Written instruction:
Leaving the pictures out, print the lines from the first line of the listing through the line containing "import * as", exactly as they read, and no others.

Data shown:
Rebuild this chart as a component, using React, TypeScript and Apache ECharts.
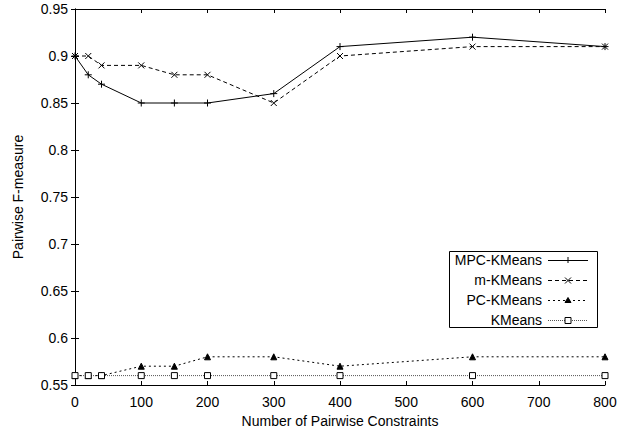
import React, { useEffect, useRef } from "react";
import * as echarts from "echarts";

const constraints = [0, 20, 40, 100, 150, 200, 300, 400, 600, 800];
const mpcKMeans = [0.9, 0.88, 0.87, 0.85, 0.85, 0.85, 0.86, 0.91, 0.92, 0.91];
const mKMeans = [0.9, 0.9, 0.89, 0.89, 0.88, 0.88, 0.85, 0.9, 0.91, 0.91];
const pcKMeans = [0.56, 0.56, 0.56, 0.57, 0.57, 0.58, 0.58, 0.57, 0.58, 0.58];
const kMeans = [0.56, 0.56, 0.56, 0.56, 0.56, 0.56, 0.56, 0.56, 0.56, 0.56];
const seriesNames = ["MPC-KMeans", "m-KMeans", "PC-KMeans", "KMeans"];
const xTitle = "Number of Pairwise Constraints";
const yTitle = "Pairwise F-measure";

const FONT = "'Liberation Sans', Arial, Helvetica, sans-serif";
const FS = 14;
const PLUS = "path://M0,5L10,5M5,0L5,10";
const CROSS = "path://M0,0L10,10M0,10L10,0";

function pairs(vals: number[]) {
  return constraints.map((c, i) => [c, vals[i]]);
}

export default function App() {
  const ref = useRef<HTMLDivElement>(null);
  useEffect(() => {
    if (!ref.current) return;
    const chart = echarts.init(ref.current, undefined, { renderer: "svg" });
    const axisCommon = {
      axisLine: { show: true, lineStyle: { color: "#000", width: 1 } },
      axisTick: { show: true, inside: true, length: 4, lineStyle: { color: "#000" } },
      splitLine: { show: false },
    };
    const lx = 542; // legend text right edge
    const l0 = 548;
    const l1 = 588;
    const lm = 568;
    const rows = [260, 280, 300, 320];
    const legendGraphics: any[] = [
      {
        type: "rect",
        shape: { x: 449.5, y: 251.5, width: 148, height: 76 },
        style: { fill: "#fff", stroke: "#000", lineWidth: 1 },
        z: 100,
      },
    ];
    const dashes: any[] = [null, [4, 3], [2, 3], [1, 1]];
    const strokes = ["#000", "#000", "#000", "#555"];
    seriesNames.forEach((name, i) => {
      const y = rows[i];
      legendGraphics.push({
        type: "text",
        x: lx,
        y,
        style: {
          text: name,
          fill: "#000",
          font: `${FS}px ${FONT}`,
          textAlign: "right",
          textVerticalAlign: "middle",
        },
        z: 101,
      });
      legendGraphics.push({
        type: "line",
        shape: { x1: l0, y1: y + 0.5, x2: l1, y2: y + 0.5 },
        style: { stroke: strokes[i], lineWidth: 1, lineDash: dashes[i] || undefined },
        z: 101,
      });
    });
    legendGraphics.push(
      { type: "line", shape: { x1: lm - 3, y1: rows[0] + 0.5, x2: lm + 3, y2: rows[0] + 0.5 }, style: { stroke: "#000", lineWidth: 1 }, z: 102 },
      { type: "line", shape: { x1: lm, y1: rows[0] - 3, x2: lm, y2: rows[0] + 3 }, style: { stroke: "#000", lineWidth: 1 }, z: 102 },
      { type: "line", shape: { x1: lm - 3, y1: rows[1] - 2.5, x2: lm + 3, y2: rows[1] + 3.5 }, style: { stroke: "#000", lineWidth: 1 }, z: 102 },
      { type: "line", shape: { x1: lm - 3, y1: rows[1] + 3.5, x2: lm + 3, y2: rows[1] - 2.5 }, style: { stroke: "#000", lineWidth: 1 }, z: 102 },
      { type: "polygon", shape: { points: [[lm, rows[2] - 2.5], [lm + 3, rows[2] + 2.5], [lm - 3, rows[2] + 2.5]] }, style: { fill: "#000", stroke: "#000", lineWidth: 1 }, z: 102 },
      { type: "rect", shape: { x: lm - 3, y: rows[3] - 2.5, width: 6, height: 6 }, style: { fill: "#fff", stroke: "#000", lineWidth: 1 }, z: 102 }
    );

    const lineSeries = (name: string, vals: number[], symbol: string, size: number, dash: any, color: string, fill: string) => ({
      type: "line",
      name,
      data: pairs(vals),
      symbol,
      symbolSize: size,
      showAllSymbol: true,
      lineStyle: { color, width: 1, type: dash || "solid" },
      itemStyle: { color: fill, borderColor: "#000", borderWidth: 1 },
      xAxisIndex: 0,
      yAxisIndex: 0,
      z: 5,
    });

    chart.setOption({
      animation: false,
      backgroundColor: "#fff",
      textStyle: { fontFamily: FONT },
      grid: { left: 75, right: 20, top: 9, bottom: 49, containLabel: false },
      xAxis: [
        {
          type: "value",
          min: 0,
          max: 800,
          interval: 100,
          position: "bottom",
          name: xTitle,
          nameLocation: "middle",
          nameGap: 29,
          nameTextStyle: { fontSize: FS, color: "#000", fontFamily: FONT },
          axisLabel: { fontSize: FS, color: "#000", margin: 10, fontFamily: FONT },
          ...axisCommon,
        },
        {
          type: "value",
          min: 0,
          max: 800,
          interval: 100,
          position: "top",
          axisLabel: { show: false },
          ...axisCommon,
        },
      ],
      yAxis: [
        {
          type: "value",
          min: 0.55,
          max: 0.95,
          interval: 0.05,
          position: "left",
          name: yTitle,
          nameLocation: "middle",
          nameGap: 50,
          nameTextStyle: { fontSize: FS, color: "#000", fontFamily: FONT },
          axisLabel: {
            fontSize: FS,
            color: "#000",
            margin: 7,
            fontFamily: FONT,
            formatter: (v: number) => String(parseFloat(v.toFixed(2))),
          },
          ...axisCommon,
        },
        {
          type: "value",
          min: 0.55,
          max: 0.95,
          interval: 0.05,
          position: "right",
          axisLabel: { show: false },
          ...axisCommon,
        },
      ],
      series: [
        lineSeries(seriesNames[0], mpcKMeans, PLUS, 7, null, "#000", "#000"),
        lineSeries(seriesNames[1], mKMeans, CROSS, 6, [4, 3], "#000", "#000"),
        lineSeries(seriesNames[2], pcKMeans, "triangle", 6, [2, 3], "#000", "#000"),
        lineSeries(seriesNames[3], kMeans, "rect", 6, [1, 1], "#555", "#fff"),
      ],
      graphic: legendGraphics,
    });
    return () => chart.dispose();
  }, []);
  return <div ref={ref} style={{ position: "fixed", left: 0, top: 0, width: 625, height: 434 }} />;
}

Written solution:
Rebuild this chart as a component, using React, TypeScript and Apache ECharts.
import React, { useEffect, useRef } from "react";
import * as echarts from "echarts";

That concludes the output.